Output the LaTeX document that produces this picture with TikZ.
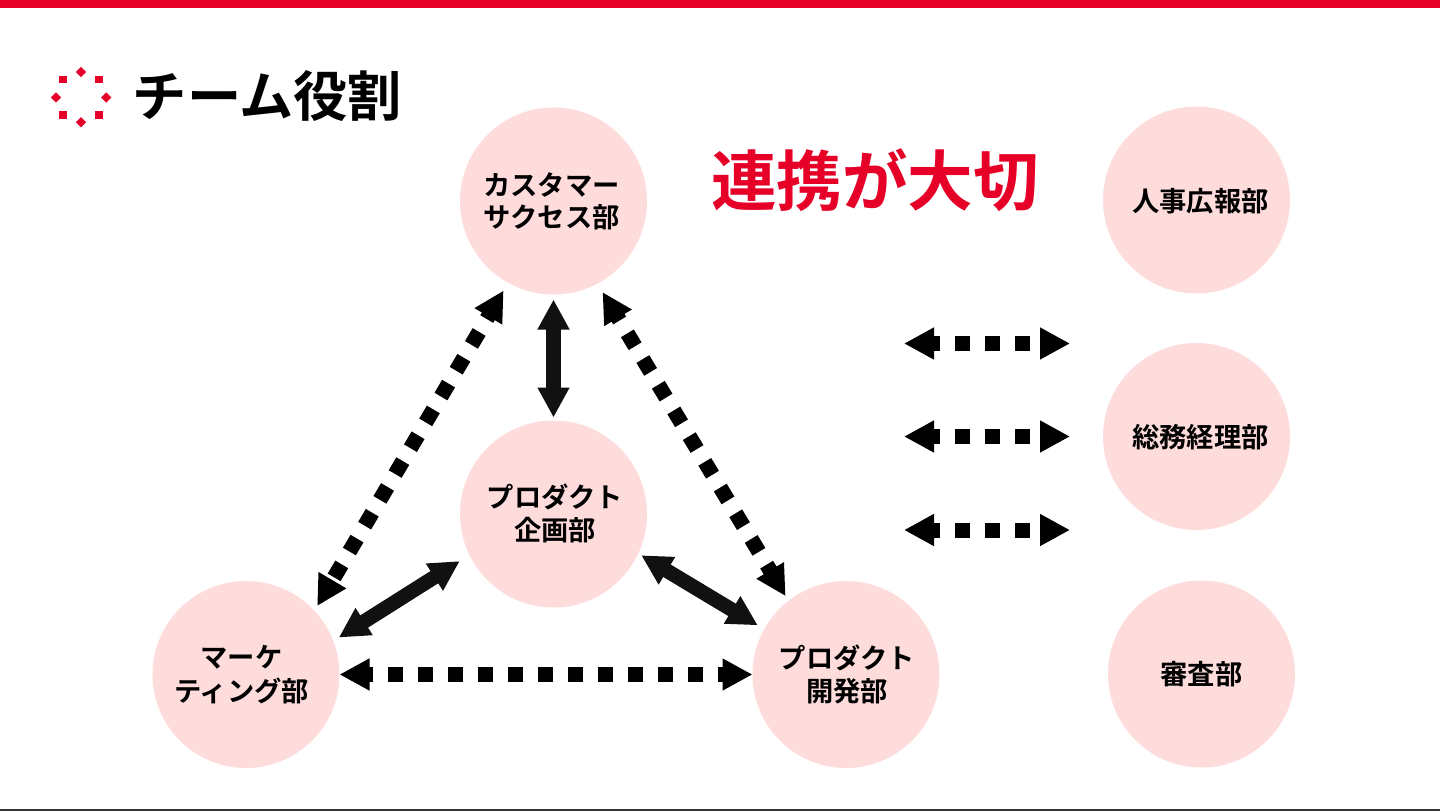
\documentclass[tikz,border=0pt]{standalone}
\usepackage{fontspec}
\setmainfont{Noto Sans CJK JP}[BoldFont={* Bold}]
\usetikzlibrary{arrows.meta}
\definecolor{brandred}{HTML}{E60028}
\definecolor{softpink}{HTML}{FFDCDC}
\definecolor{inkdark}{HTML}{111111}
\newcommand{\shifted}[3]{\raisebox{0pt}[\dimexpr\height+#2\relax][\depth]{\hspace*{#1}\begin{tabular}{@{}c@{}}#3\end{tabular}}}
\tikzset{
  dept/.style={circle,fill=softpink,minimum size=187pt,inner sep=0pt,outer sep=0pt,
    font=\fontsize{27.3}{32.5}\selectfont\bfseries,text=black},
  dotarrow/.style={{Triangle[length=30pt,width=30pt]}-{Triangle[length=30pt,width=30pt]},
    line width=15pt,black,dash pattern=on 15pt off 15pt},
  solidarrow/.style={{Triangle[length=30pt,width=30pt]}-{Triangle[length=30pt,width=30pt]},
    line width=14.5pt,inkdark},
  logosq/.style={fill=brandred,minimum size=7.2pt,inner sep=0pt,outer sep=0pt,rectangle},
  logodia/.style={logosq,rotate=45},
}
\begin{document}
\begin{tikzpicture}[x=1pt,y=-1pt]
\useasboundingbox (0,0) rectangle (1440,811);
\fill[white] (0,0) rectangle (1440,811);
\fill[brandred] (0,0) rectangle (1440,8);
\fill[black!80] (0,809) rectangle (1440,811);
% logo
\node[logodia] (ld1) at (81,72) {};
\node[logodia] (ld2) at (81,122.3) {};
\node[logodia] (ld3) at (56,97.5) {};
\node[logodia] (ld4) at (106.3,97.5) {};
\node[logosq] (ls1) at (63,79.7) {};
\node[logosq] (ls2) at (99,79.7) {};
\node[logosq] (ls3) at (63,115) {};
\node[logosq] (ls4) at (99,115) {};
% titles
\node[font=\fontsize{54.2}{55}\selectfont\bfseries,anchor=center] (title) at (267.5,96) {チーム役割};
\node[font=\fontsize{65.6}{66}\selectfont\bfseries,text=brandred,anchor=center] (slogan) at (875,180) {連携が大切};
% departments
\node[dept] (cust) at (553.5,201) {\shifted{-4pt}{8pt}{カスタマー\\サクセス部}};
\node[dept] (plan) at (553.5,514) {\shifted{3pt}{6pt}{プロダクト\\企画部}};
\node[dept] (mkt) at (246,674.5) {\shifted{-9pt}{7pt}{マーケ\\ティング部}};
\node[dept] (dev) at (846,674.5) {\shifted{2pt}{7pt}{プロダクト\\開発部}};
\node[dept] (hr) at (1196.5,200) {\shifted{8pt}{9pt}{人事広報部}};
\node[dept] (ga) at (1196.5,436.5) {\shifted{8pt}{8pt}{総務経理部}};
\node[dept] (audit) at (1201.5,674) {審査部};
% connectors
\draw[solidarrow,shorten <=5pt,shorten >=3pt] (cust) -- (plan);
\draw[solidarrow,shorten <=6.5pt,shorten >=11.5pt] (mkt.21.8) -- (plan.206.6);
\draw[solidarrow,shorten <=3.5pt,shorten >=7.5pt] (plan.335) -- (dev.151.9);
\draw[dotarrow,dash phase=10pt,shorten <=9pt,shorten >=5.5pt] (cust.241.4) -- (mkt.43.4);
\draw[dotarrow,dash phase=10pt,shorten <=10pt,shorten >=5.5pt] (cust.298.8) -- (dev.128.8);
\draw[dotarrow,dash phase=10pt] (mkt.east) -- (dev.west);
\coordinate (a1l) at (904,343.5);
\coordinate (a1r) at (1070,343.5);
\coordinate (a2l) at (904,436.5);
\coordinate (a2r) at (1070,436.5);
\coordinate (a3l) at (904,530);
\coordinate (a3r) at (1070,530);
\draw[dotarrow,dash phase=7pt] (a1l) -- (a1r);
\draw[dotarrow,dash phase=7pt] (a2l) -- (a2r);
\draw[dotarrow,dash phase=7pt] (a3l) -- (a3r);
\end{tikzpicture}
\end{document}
--*--
> **Job**
Omit the pictures and output all of the other material exactly.

> **Expected answer**
Output the LaTeX document that produces this picture with TikZ.
\documentclass[tikz,border=0pt]{standalone}
\usepackage{fontspec}
\setmainfont{Noto Sans CJK JP}[BoldFont={* Bold}]
\usetikzlibrary{arrows.meta}
\definecolor{brandred}{HTML}{E60028}
\definecolor{softpink}{HTML}{FFDCDC}
\definecolor{inkdark}{HTML}{111111}
\newcommand{\shifted}[3]{\raisebox{0pt}[\dimexpr\height+#2\relax][\depth]{\hspace*{#1}\begin{tabular}{@{}c@{}}#3\end{tabular}}}
\tikzset{
  dept/.style={circle,fill=softpink,minimum size=187pt,inner sep=0pt,outer sep=0pt,
    font=\fontsize{27.3}{32.5}\selectfont\bfseries,text=black},
  dotarrow/.style={{Triangle[length=30pt,width=30pt]}-{Triangle[length=30pt,width=30pt]},
    line width=15pt,black,dash pattern=on 15pt off 15pt},
  solidarrow/.style={{Triangle[length=30pt,width=30pt]}-{Triangle[length=30pt,width=30pt]},
    line width=14.5pt,inkdark},
  logosq/.style={fill=brandred,minimum size=7.2pt,inner sep=0pt,outer sep=0pt,rectangle},
  logodia/.style={logosq,rotate=45},
}
\begin{document}
\begin{tikzpicture}[x=1pt,y=-1pt]
\useasboundingbox (0,0) rectangle (1440,811);
\fill[white] (0,0) rectangle (1440,811);
\fill[brandred] (0,0) rectangle (1440,8);
\fill[black!80] (0,809) rectangle (1440,811);
% logo
\node[logodia] (ld1) at (81,72) {};
\node[logodia] (ld2) at (81,122.3) {};
\node[logodia] (ld3) at (56,97.5) {};
\node[logodia] (ld4) at (106.3,97.5) {};
\node[logosq] (ls1) at (63,79.7) {};
\node[logosq] (ls2) at (99,79.7) {};
\node[logosq] (ls3) at (63,115) {};
\node[logosq] (ls4) at (99,115) {};
% titles
\node[font=\fontsize{54.2}{55}\selectfont\bfseries,anchor=center] (title) at (267.5,96) {チーム役割};
\node[font=\fontsize{65.6}{66}\selectfont\bfseries,text=brandred,anchor=center] (slogan) at (875,180) {連携が大切};
% departments
\node[dept] (cust) at (553.5,201) {\shifted{-4pt}{8pt}{カスタマー\\サクセス部}};
\node[dept] (plan) at (553.5,514) {\shifted{3pt}{6pt}{プロダクト\\企画部}};
\node[dept] (mkt) at (246,674.5) {\shifted{-9pt}{7pt}{マーケ\\ティング部}};
\node[dept] (dev) at (846,674.5) {\shifted{2pt}{7pt}{プロダクト\\開発部}};
\node[dept] (hr) at (1196.5,200) {\shifted{8pt}{9pt}{人事広報部}};
\node[dept] (ga) at (1196.5,436.5) {\shifted{8pt}{8pt}{総務経理部}};
\node[dept] (audit) at (1201.5,674) {審査部};
% connectors
\draw[solidarrow,shorten <=5pt,shorten >=3pt] (cust) -- (plan);
\draw[solidarrow,shorten <=6.5pt,shorten >=11.5pt] (mkt.21.8) -- (plan.206.6);
\draw[solidarrow,shorten <=3.5pt,shorten >=7.5pt] (plan.335) -- (dev.151.9);
\draw[dotarrow,dash phase=10pt,shorten <=9pt,shorten >=5.5pt] (cust.241.4) -- (mkt.43.4);
\draw[dotarrow,dash phase=10pt,shorten <=10pt,shorten >=5.5pt] (cust.298.8) -- (dev.128.8);
\draw[dotarrow,dash phase=10pt] (mkt.east) -- (dev.west);
\coordinate (a1l) at (904,343.5);
\coordinate (a1r) at (1070,343.5);
\coordinate (a2l) at (904,436.5);
\coordinate (a2r) at (1070,436.5);
\coordinate (a3l) at (904,530);
\coordinate (a3r) at (1070,530);
\draw[dotarrow,dash phase=7pt] (a1l) -- (a1r);
\draw[dotarrow,dash phase=7pt] (a2l) -- (a2r);
\draw[dotarrow,dash phase=7pt] (a3l) -- (a3r);
\end{tikzpicture}
\end{document}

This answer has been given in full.